The press confused the issue so much that NASA was forced to issue a statement denouncing the outrageous stories. They wrote:
This headline is extremely misleading. This makes it sound like we announced that we found life on Mars, and that is absolutely, positively false.
Meet the Beetles!
** Do you see it?
This is my personal favorite “proof” of life on Mars. William Romoser, an entomologist from Ohio State University, presented a paper to the Entomological Society of America at their 2019 meeting. In it, he claims to have identified insects on the Martian surface. His conclusion was based on numerous photographs taken by multiple rovers over the years.
Romoser was well respected by his professional peers and were generally stunned by his presentation. He had no evidence, no proof, just his interpretation of grainy photos taken on Mars.
Rather than try to paraphrase, here is an explanation from Romoser:
Last year I presented a poster describing evidence of higher life forms in NASA/JPL rover photographs relayed to Earth from Mars. In this poster, I focus solely on evidence of extant insect-like organisms on Mars and include significant new material. Evidence to be presented supports the presence of extant insect-like (“insectoid”) forms on Mars; the ability of these to walk, run, glide, and fly; the occurrence of sheltering/nesting behavior; and the presence of immature forms. Among the apparent diversity of organic forms that can be seen in the rover photos, there are two particularly common insect-like types, a relatively smaller “bee-like” (in the Earth sense) form, and a larger form. These are not necessarily insects in the Earth sense and do not necessarily represent discrete taxa, but within each group, they are very similar. For convenience, the Martian forms will be referred to as “bee-like insectoid” and “large insectoid”.
** This is one of the images used to claim there are living bugs on Mars. Apparently, they are not at the top of the food chain.
I’m trying to keep an open mind, but not so open that my brains fall out. If you want to have a little fun, do a Google image search for “pareidolia.” In short, pareidolia is “the tendency to perceive a specific, often meaningful image in a random or ambiguous visual pattern”. It’s our mind playing tricks on us.
Our minds are hard-wired to make order out of chaos. This is especially true when it comes to finding faces in random patterns. Don’t believe me? Just spend a few minutes outside staring up at the clouds, and I guarantee you’ll make out some kind of object or face.
** Is this cheese grater really happy, or do we perceive it to be that way?
Romoser’s paper was available on Ohio State University’s website until they started getting a good deal of mocking inquiries about it. After all, they have a reputation for world-class research, and this certainly was not that.

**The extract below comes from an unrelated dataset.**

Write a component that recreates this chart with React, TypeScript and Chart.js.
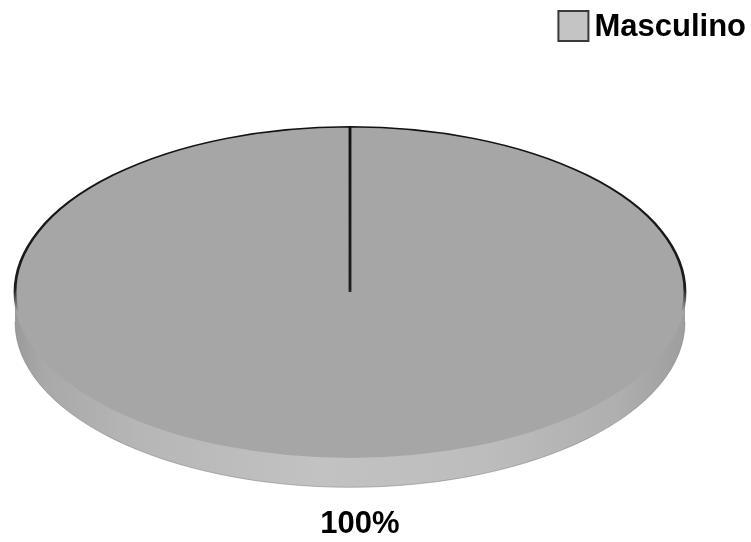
import { useEffect, useRef } from 'react';
import { Chart, registerables } from 'chart.js';

Chart.register(...registerables);

// Sex distribution of the sample
const categories = ['Masculino'];
const shares = [100];

const FACE = '#a6a6a6';
const SWATCH = '#c4c4c4';
const FONT = "'Liberation Sans', Arial, Helvetica, sans-serif";

// Draws the pie as a tilted disc: a shaded rim below, then the face stretched into an ellipse.
const tiltedPie = {
  id: 'tiltedPie',
  beforeDatasetsDraw(chart: any, _args: any, opts: any) {
    const arc = chart.getDatasetMeta(0).data[0];
    chart.$tilted = false;
    if (!arc) return;
    const { x, y, outerRadius } = arc.getProps(['x', 'y', 'outerRadius'], true);
    const area = chart.chartArea;
    const sx = (area.right - area.left) / 2 / outerRadius;
    const rx = outerRadius * sx;
    const ry = outerRadius;
    const d = opts.depth;
    const ctx = chart.ctx;

    ctx.save();
    const g = ctx.createLinearGradient(x - rx, 0, x + rx, 0);
    g.addColorStop(0, '#9a9a9a');
    g.addColorStop(0.04, '#a8a8a8');
    g.addColorStop(0.18, '#b6b6b6');
    g.addColorStop(0.45, '#c2c2c2');
    g.addColorStop(0.7, '#bdbdbd');
    g.addColorStop(0.9, '#afafaf');
    g.addColorStop(1, '#9e9e9e');
    ctx.beginPath();
    ctx.ellipse(x, y, rx, ry, 0, 0, Math.PI);
    ctx.lineTo(x - rx, y + d);
    ctx.ellipse(x, y + d, rx, ry, 0, Math.PI, 0, true);
    ctx.closePath();
    ctx.fillStyle = g;
    ctx.fill();
    ctx.beginPath();
    ctx.ellipse(x, y + d, rx, ry, 0, Math.PI, 0, true);
    ctx.strokeStyle = 'rgba(120,120,120,0.5)';
    ctx.lineWidth = 1;
    ctx.stroke();
    ctx.restore();

    ctx.save();
    ctx.translate(x, y);
    ctx.scale(sx, 1);
    ctx.translate(-x, -y);
    chart.$tilted = true;
  },
  afterDatasetsDraw(chart: any) {
    if (chart.$tilted) chart.ctx.restore();
    chart.$tilted = false;
  },
  afterDraw(chart: any, _args: any, opts: any) {
    const ctx = chart.ctx;
    const arc = chart.getDatasetMeta(0).data[0];
    const values: number[] = chart.data.datasets[0].data;
    const total = values.reduce((a, b) => a + b, 0);
    ctx.save();
    ctx.fillStyle = '#000';
    ctx.font = `bold ${opts.fontSize}px ${FONT}`;
    ctx.textBaseline = 'middle';

    // percentage under the disc
    if (arc) {
      const { x, y, outerRadius } = arc.getProps(['x', 'y', 'outerRadius'], true);
      ctx.textAlign = 'center';
      const pct = Math.round((values[0] / total) * 100);
      ctx.fillText(`${pct}%`, x + opts.labelShift, y + outerRadius + opts.depth + opts.labelGap);
    }

    // legend, top right
    const labels: string[] = chart.data.labels;
    const box = opts.box;
    let top = opts.legendTop;
    labels.forEach((label) => {
      const w = ctx.measureText(label).width;
      const textX = chart.width - opts.legendRight - w;
      const boxX = textX - opts.legendGap - box;
      ctx.fillStyle = SWATCH;
      ctx.fillRect(boxX, top, box, box);
      ctx.strokeStyle = '#3a3a3a';
      ctx.lineWidth = 2;
      ctx.strokeRect(boxX, top, box, box);
      ctx.fillStyle = '#000';
      ctx.textAlign = 'left';
      ctx.fillText(label, textX, top + box / 2 + 1);
      top += box + 8;
    });
    ctx.restore();
  },
};

export default function App() {
  const ref = useRef<HTMLCanvasElement>(null);

  useEffect(() => {
    if (!ref.current) return;
    const chart = new Chart(ref.current, {
      type: 'pie',
      data: {
        labels: categories,
        datasets: [
          {
            data: shares,
            backgroundColor: FACE,
            borderWidth: 1.4,
            clip: false,
            borderColor: (c: any) => {
              const a = c.chart.chartArea;
              if (!a) return '#1a1a1a';
              const g = c.chart.ctx.createLinearGradient(0, a.top, 0, a.bottom);
              g.addColorStop(0, '#111111');
              g.addColorStop(0.49, '#1c1c1c');
              g.addColorStop(0.56, FACE);
              g.addColorStop(1, FACE);
              return g;
            },
          } as any,
        ],
      },
      options: {
        responsive: false,
        animation: false,
        events: [],
        layout: { padding: { left: 15, right: 66, top: 126, bottom: 84 } },
        plugins: {
          legend: { display: false },
          tooltip: { enabled: false },
          tiltedPie: {
            depth: 30,
            fontSize: 31,
            labelShift: 10,
            labelGap: 37,
            box: 30,
            legendTop: 11,
            legendRight: 5,
            legendGap: 6,
          },
        } as any,
      },
      plugins: [tiltedPie],
    });
    return () => chart.destroy();
  }, []);

  return (
    <div style={{ position: 'absolute', left: 0, top: 0, width: 751, height: 542, background: '#fff' }}>
      <canvas ref={ref} width={751} height={542} />
    </div>
  );
}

Bad Claims from Good Sources
Scientists have an obligation to the public to release information only when they have a high degree of certainty that it is factual. They know as well as you or I that the press will get ahold of their work and bend it to their liking.
Ask the average person if they’ve ever heard reports of proof of life on Mars, and chances are they’ll vaguely recall reading something about it or hearing it mentioned on TV. It’s possible they got their “knowledge” from one of the sources noted above.
As science-minded individuals, we owe it to the rest of society to call out a fake or a shady claim when we see one. If we are not sure of something, we must admit that and dig a little deeper.
Remember, always follow the evidence.